依靠汉人军阀的汉人官员,也是大小不等的地主,握有不同的政治权力。

北方地区的总的情况是:(一)蒙古贵族地主与汉人军阀、军户、投献户、官员地主,占据绝大部分的土地,并有不同程度的特权。一般汉人平民地主无法与之比高下。(二)自蒙古诸王投下至汉人军户,都还役使相当数量的驱奴,保留着奴隶制的残余。因此,北方在战乱后虽然地多人少,仍有大量的流民和驱奴不断地逃往江南。
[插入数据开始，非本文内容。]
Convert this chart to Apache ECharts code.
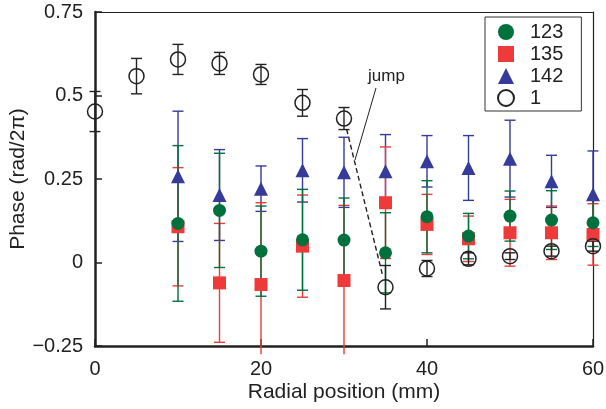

南人地主--南方地区,在南宋统治时期,汉人地主势力即有了超越前代的发展。随着租佃制在宋代的普遍确立,地主自由购置田地出租,涌现出众多的田连阡陌的大地主。元朝灭宋时,忽必烈已逐渐建立起封建的统治秩序。元军南下作战,也不再单纯以掳掠奴隶为目标,而注意于保存江南财富。因而,南宋灭亡后,南方的剥削制度和汉人地主的势力,基本上依然继续下来。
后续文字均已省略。